Aller directement au contenu principal

openhands.agenthub.codeact_agent.codeact_agent

CodeActAgent Objects

class CodeActAgent(Agent)

VERSION

The Code Act Agent is a minimalist agent. The agent works by passing the model a list of action-observation pairs and prompting the model to take the next step.

Overview

This agent implements the CodeAct idea (paper, tweet) that consolidates LLM agents’ actions into a unified code action space for both simplicity and performance (see paper for more details).

The conceptual idea is illustrated below. At each turn, the agent can:

  1. Converse: Communicate with humans in natural language to ask for clarification, confirmation, etc.
  2. CodeAct: Choose to perform the task by executing code
  • Execute any valid Linux bash command
  • Execute any valid Python code with an interactive Python interpreter. This is simulated through bash command, see plugin system below for more details.

image

__init__

def __init__(llm: LLM, config: AgentConfig) -> None

Initializes a new instance of the CodeActAgent class.

Arguments:

  • llm (LLM): The llm to be used by this agent

get_action_message

def get_action_message(
action: Action,
pending_tool_call_action_messages: dict[str,
Message]) -> list[Message]

Converts an action into a message format that can be sent to the LLM.

This method handles different types of actions and formats them appropriately:

  1. For tool-based actions (AgentDelegate, CmdRun, IPythonRunCell, FileEdit) and agent-sourced AgentFinish:
  • In function calling mode: Stores the LLM's response in pending_tool_call_action_messages
  • In non-function calling mode: Creates a message with the action string
  1. For MessageActions: Creates a message with the text content and optional image content

Arguments:

  • action Action - The action to convert. Can be one of:
    • CmdRunAction: For executing bash commands
    • IPythonRunCellAction: For running IPython code
    • FileEditAction: For editing files
    • BrowseInteractiveAction: For browsing the web
    • AgentFinishAction: For ending the interaction
    • MessageAction: For sending messages
  • pending_tool_call_action_messages dict[str, Message] - Dictionary mapping response IDs to their corresponding messages. Used in function calling mode to track tool calls that are waiting for their results.

Returns:

  • list[Message] - A list containing the formatted message(s) for the action. May be empty if the action is handled as a tool call in function calling mode.

Notes:

In function calling mode, tool-based actions are stored in pending_tool_call_action_messages rather than being returned immediately. They will be processed later when all corresponding tool call results are available.

get_observation_message

def get_observation_message(
obs: Observation,
tool_call_id_to_message: dict[str, Message]) -> list[Message]

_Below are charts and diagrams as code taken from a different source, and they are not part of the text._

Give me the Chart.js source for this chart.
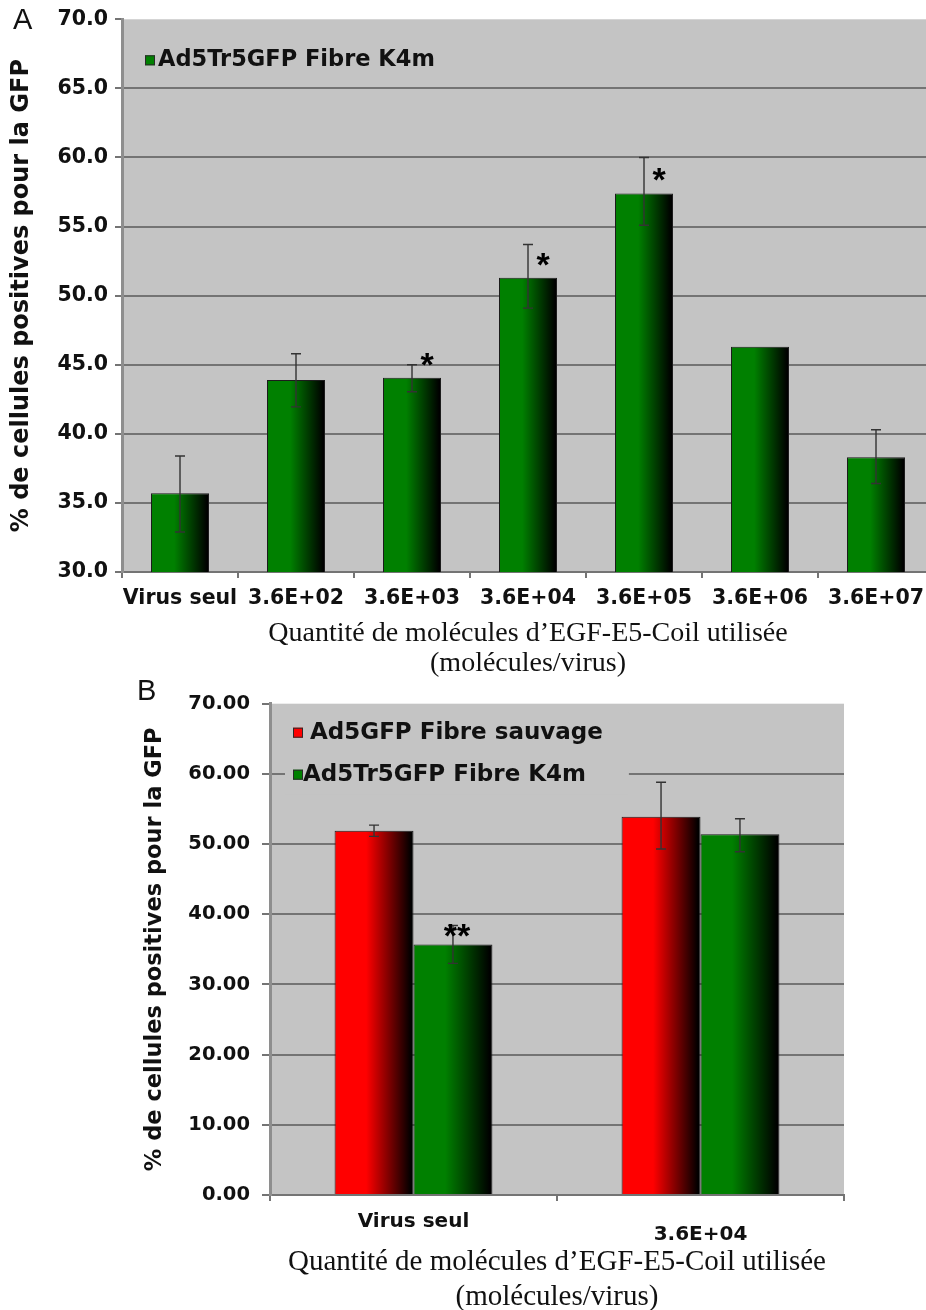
<!DOCTYPE html>
<html>
<head>
<meta charset="utf-8">
<title>EGF-E5-Coil</title>
<script src="https://cdn.jsdelivr.net/npm/chart.js@4.4.0/dist/chart.umd.min.js"></script>
<style>
  html, body { margin: 0; padding: 0; background: #fff; overflow: hidden; width: 926px; height: 1310px; }
  canvas { position: absolute; left: 0; }
  #chartA { top: 0; }
  #chartB { top: 680px; }
  .tag { position: absolute; font: 29px "Liberation Sans", Arial, sans-serif; color: #111; line-height: 1; }
</style>
</head>
<body>
<canvas id="chartA" width="940" height="680"></canvas>
<canvas id="chartB" width="926" height="640"></canvas>
<div class="tag" style="left:13px;top:5px;">A</div>
<div class="tag" style="left:137px;top:676px;">B</div>
<script>
// ---- Panel A : Ad5Tr5GFP Fibre K4m vs. amount of EGF-E5-Coil ----
const categoriesA = ['Virus seul', '3.6E+02', '3.6E+03', '3.6E+04', '3.6E+05', '3.6E+06', '3.6E+07'];
const k4mValuesA  = [35.7, 43.9, 44.05, 51.3, 57.4, 46.3, 38.3];
const k4mErrLowA  = [32.9, 41.95, 43.05, 49.1, 55.1, null, 36.4];
const k4mErrHighA = [38.4, 45.8, 45.0, 53.7, 60.0, null, 40.3];
const k4mStarsA   = ['', '', '*', '*', '*', '', ''];
const yRangeA     = [30, 70, 5];

// ---- Panel B : wild-type fibre vs. K4m fibre ----
const categoriesB     = ['Virus seul', ['', '3.6E+04']];
const sauvageValuesB  = [51.9, 53.9];
const sauvageErrLowB  = [51.1, 49.3];
const sauvageErrHighB = [52.7, 58.8];
const sauvageStarsB   = ['', ''];
const k4mValuesB      = [35.7, 51.4];
const k4mErrLowB      = [33.0, 48.9];
const k4mErrHighB     = [38.4, 53.6];
const k4mStarsB       = ['**', ''];
const yRangeB         = [0, 70, 10];

const seriesNames = { sauvage: 'Ad5GFP Fibre sauvage', k4m: 'Ad5Tr5GFP Fibre K4m' };
const yTitle  = '% de cellules positives pour la GFP';
const xTitle  = ['Quantité de molécules d’EGF-E5-Coil utilisée', '(molécules/virus)'];

const GREEN = '#008000', RED = '#ff0000';
const plotBg = '#c4c4c4';
const gridGray = '#747474';
const sans = '"DejaVu Sans", Verdana, sans-serif';
const serif = '"Liberation Serif", "Times New Roman", serif';

// Plot background, shaded bars, error bars, significance marks and legend
const decor = {
  id: 'decor',
  beforeDraw(chart) {
    const { ctx, chartArea: a } = chart;
    ctx.save();
    ctx.fillStyle = plotBg;
    ctx.fillRect(a.left, a.top, a.right - a.left, a.bottom - a.top);
    ctx.restore();
  },
  beforeDatasetsDraw(chart) {
    const { ctx } = chart;
    chart.data.datasets.forEach((ds, di) => {
      chart.getDatasetMeta(di).data.forEach(el => {
        const { x, width } = el.getProps(['x', 'width'], true);
        const left = x - width / 2;
        const g = ctx.createLinearGradient(left, 0, left + width, 0);
        g.addColorStop(0, ds.baseColor);
        g.addColorStop(0.4, ds.baseColor);
        g.addColorStop(0.97, '#000');
        g.addColorStop(1, '#000');
        el.options.backgroundColor = g;
      });
    });
  },
  afterDatasetsDraw(chart, args, opts) {
    const { ctx, scales: { y } } = chart;
    ctx.save();
    chart.data.datasets.forEach((ds, di) => {
      chart.getDatasetMeta(di).data.forEach((el, i) => {
        const { x, y: top } = el.getProps(['x', 'y'], true);
        const lo = ds.errLow[i], hi = ds.errHigh[i];
        if (lo != null && hi != null) {
          const yl = y.getPixelForValue(lo), yh = y.getPixelForValue(hi);
          ctx.strokeStyle = '#333';
          ctx.lineWidth = 1.4;
          ctx.beginPath();
          ctx.moveTo(x, yl); ctx.lineTo(x, yh);
          ctx.moveTo(x - 5, yl); ctx.lineTo(x + 5, yl);
          ctx.moveTo(x - 5, yh); ctx.lineTo(x + 5, yh);
          ctx.stroke();
        }
        const s = ds.stars[i];
        if (s) {
          ctx.fillStyle = '#000';
          ctx.font = 'bold 34px "Liberation Sans", Arial, sans-serif';
          ctx.textAlign = 'center';
          ctx.textBaseline = 'alphabetic';
          ctx.fillText(s, x + opts.starDx, top + opts.starDy);
        }
      });
    });
    // legend
    const L = opts.legend, a = chart.chartArea, sets = chart.data.datasets;
    ctx.font = 'bold ' + L.size + 'px ' + sans;
    ctx.textAlign = 'left';
    ctx.textBaseline = 'middle';
    const x0 = a.left + L.dx, y0 = a.top + L.dy;
    if (L.boxed) {
      let w = 0;
      sets.forEach((d, i) => { w = Math.max(w, L.gap[i] + ctx.measureText(d.label).width); });
      ctx.fillStyle = plotBg;
      ctx.fillRect(x0 - 8, y0 - 20, w + 34, L.rowGap * (sets.length - 1) + 40);
    }
    sets.forEach((d, i) => {
      const yy = y0 + i * L.rowGap;
      ctx.fillStyle = d.baseColor;
      ctx.fillRect(x0, yy - 5, 10, 10);
      ctx.strokeStyle = '#2a2a2a';
      ctx.lineWidth = 1;
      ctx.strokeRect(x0 + 0.5, yy - 4.5, 9, 9);
      ctx.fillStyle = '#111';
      ctx.fillText(d.label, x0 + L.gap[i], yy);
    });
    ctx.restore();
  }
};

function makeOptions(cfg) {
  const [ymin, ymax, ystep] = cfg.yRange;
  return {
    responsive: false,
    animation: false,
    devicePixelRatio: 1,
    layout: { padding: cfg.padding },
    plugins: {
      legend: { display: false },
      tooltip: { enabled: false },
      decor: { legend: cfg.legend, starDx: cfg.starDx, starDy: cfg.starDy }
    },
    datasets: { bar: { categoryPercentage: cfg.catPct, barPercentage: 1 } },
    scales: {
      x: {
        afterFit: s => { s.height = cfg.xHeight; },
        grid: { display: true, drawOnChartArea: false, offset: true, color: gridGray, lineWidth: 2, tickLength: 6 },
        border: { display: true, color: gridGray, width: 2 },
        ticks: { color: '#111', padding: cfg.xTickPad, maxRotation: 0, autoSkip: false,
                 font: { family: sans, size: cfg.xTickSize, weight: 'bold', lineHeight: cfg.xTickLH } },
        title: { display: true, text: xTitle, color: '#111',
                 font: { family: serif, size: cfg.xTitleSize, lineHeight: cfg.xTitleLH },
                 padding: { top: 0, bottom: cfg.xTitlePad } }
      },
      y: {
        min: ymin, max: ymax,
        afterFit: s => { s.width = cfg.yWidth; },
        grid: { color: c => (c.tick && c.tick.value === ymax) ? 'rgba(0,0,0,0)' : gridGray,
                tickColor: gridGray, lineWidth: 2, tickLength: cfg.yTickLen },
        border: { display: true, color: '#8e8e8e', width: 3 },
        ticks: { stepSize: ystep, color: '#111', padding: cfg.yTickPad,
                 font: { family: sans, size: cfg.yTickSize, weight: 'bold' },
                 callback: v => Number(v).toFixed(cfg.decimals) },
        title: { display: true, text: yTitle, color: '#111',
                 font: { family: sans, size: cfg.yTitleSize, weight: 'bold', lineHeight: 1.2 },
                 padding: { top: cfg.yTitlePad, bottom: 0 } }
      }
    }
  };
}

new Chart(document.getElementById('chartA'), {
  type: 'bar',
  data: {
    labels: categoriesA,
    datasets: [{
      label: seriesNames.k4m, data: k4mValuesA, baseColor: GREEN,
      errLow: k4mErrLowA, errHigh: k4mErrHighA, stars: k4mStarsA,
      backgroundColor: () => GREEN, borderColor: '#1c1c1c', borderWidth: 1
    }]
  },
  options: makeOptions({
    yRange: yRangeA, decimals: 1, catPct: 0.5,
    padding: { left: 0, top: 17, right: 6, bottom: 0 },
    yWidth: 122, xHeight: 108, yTickLen: 7, yTickPad: 7, yTickSize: 20.5,
    xTickPad: 8, xTickSize: 20.5, xTickLH: 1.2,
    xTitleSize: 28, xTitleLH: '30px', xTitlePad: 1,
    yTitleSize: 24, yTitlePad: 7.6,
    starDx: 15, starDy: -2,
    legend: { dx: 23, dy: 41, rowGap: 0, gap: [13], boxed: false, size: 22.5 }
  }),
  plugins: [decor]
});

new Chart(document.getElementById('chartB'), {
  type: 'bar',
  data: {
    labels: categoriesB,
    datasets: [{
      label: seriesNames.sauvage, data: sauvageValuesB, baseColor: RED,
      errLow: sauvageErrLowB, errHigh: sauvageErrHighB, stars: sauvageStarsB,
      backgroundColor: () => RED, borderColor: '#1c1c1c', borderWidth: 1
    }, {
      label: seriesNames.k4m, data: k4mValuesB, baseColor: GREEN,
      errLow: k4mErrLowB, errHigh: k4mErrHighB, stars: k4mStarsB,
      backgroundColor: () => GREEN, borderColor: '#1c1c1c', borderWidth: 1
    }]
  },
  options: makeOptions({
    yRange: yRangeB, decimals: 2, catPct: 0.55,
    padding: { left: 0, top: 17, right: 82, bottom: 0 },
    yWidth: 270, xHeight: 125, yTickLen: 8, yTickPad: 12, yTickSize: 19.5,
    xTickPad: 14.5, xTickSize: 20, xTickLH: '13px',
    xTitleSize: 29, xTitleLH: '35px', xTitlePad: 5.5,
    yTitleSize: 22.5, yTitlePad: 141.5,
    starDx: 4, starDy: 3,
    legend: { dx: 23, dy: 29, rowGap: 42, gap: [17, 10], boxed: true, size: 23 }
  }),
  plugins: [decor]
});
</script>
</body>
</html>
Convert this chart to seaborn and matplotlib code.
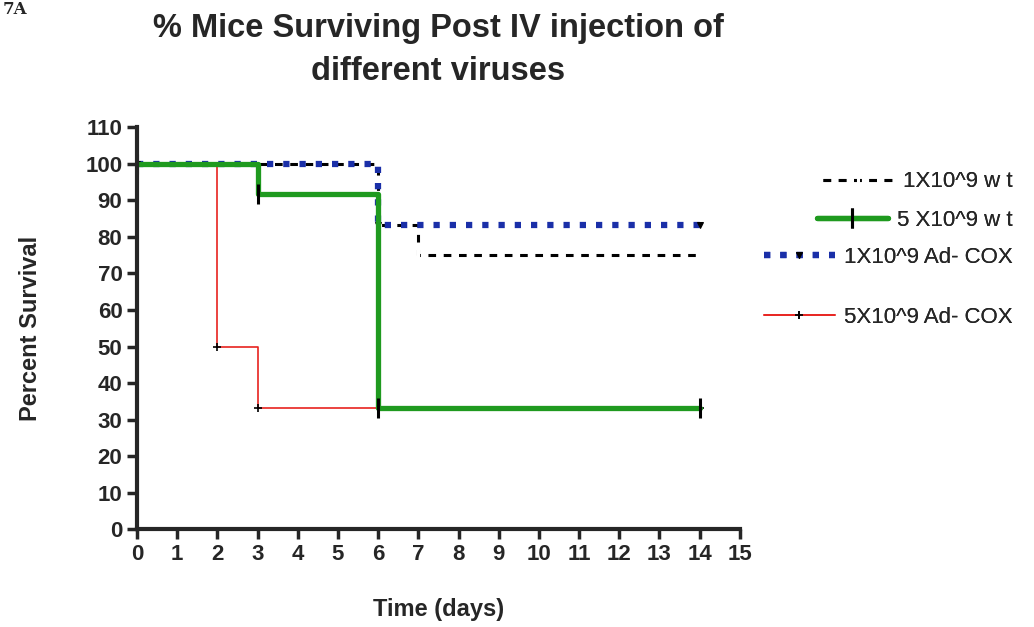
import pandas as pd
import matplotlib.pyplot as plt
import seaborn as sns

# Kaplan-Meier style survival steps (time in days, percent surviving)
wt1_days = [0, 6, 7, 14]
wt1_surv = [100, 83.3, 75, 75]
wt5_days = [0, 3, 6, 14]
wt5_surv = [100, 91.7, 33.3, 33.3]
cox1_days = [0, 6, 14]
cox1_surv = [100, 83.3, 83.3]
cox5_days = [0, 2, 3, 14]
cox5_surv = [100, 50, 33.3, 33.3]

labels = ['1X10^9 w t', '5 X10^9 w t', '1X10^9 Ad- COX', '5X10^9 Ad- COX']
x_ticks = list(range(0, 16))
y_ticks = list(range(0, 111, 10))

sns.set_style("ticks")
plt.rcParams['font.family'] = ['Liberation Sans', 'DejaVu Sans']

fig = plt.figure(figsize=(10.34, 6.27), dpi=100)
ax = fig.add_axes([0.1325, 0.156, 0.583, 0.641])

series = [
    (cox5_days, cox5_surv, labels[3], dict(color='#e8231f', lw=1.2, ls='-', marker='+', ms=6, mec='black', mew=1.2)),
    (wt1_days, wt1_surv, labels[0], dict(color='black', lw=2.2, ls=(0, (2.5, 2.5)), marker='|', ms=12, mew=2.2)),
    (cox1_days, cox1_surv, labels[2], dict(color='#1a2fa8', lw=4.5, ls=(0, (1.0, 1.6)), marker='v', ms=5, mec='black', mfc='black')),
    (wt5_days, wt5_surv, labels[1], dict(color='#1f9a1f', lw=3.8, ls='-', marker='|', ms=14, mec='black', mew=2.2)),
]

for days, surv, lab, kw in series:
    df = pd.DataFrame({'day': days, 'surv': surv})
    sns.lineplot(data=df, x='day', y='surv', ax=ax, drawstyle='steps-post',
                 label=lab, **kw)

h, l = ax.get_legend_handles_labels()
handles = dict(zip(l, h))
ax.get_legend().remove()

ax.set_xlim(0, 15)
ax.set_ylim(0, 110)
ax.set_xticks(x_ticks)
ax.set_yticks(y_ticks)
ax.tick_params(axis='both', labelsize=16, width=2.5, length=7, direction='out')
for t in ax.get_xticklabels() + ax.get_yticklabels():
    t.set_fontweight('bold')
sns.despine(ax=ax)
ax.spines['left'].set_linewidth(3)
ax.spines['bottom'].set_linewidth(3)

ax.set_xlabel('Time (days)', fontsize=17, fontweight='bold', labelpad=24)
ax.set_ylabel('Percent Survival', fontsize=17, fontweight='bold', labelpad=31)
ax.set_title('% Mice Surviving Post IV injection of\ndifferent viruses',
             fontsize=23.5, fontweight='bold', pad=34, linespacing=1.5)

fig.text(0.003, 0.998, '7A', fontsize=12, fontweight='bold', family='DejaVu Serif',
         va='top', ha='left')

# one small legend per entry, right aligned like the original
legend_y = [0.71, 0.649, 0.59, 0.494]
for lab, yy in zip(labels, legend_y):
    lg = fig.legend([handles[lab]], [lab], loc='center right',
                    bbox_to_anchor=(0.99, yy), frameon=False, fontsize=16,
                    handlelength=3.2, handletextpad=0.4, borderpad=0)
    fig.add_artist(lg)

plt.savefig('out.png', dpi=100)
plt.close()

Converts an observation into a message format that can be sent to the LLM.

This method handles different types of observations and formats them appropriately:

  • CmdOutputObservation: Formats command execution results with exit codes
  • IPythonRunCellObservation: Formats IPython cell execution results, replacing base64 images
  • FileEditObservation: Formats file editing results
  • AgentDelegateObservation: Formats results from delegated agent tasks
  • ErrorObservation: Formats error messages from failed actions
  • UserRejectObservation: Formats user rejection messages

In function calling mode, observations with tool_call_metadata are stored in tool_call_id_to_message for later processing instead of being returned immediately.

Arguments:

  • obs Observation - The observation to convert
  • tool_call_id_to_message dict[str, Message] - Dictionary mapping tool call IDs to their corresponding messages (used in function calling mode)

Returns:

  • list[Message] - A list containing the formatted message(s) for the observation. May be empty if the observation is handled as a tool response in function calling mode.

Raises:

  • ValueError - If the observation type is unknown

reset

def reset() -> None

Resets the CodeAct Agent.

step

def step(state: State) -> Action

Performs one step using the CodeAct Agent. This includes gathering info on previous steps and prompting the model to make a command to execute.

Arguments:

  • state (State): used to get updated info

Returns:

  • CmdRunAction(command) - bash command to run
  • IPythonRunCellAction(code) - IPython code to run
  • AgentDelegateAction(agent, inputs) - delegate action for (sub)task
  • MessageAction(content) - Message action to run (e.g. ask for clarification)
  • AgentFinishAction() - end the interaction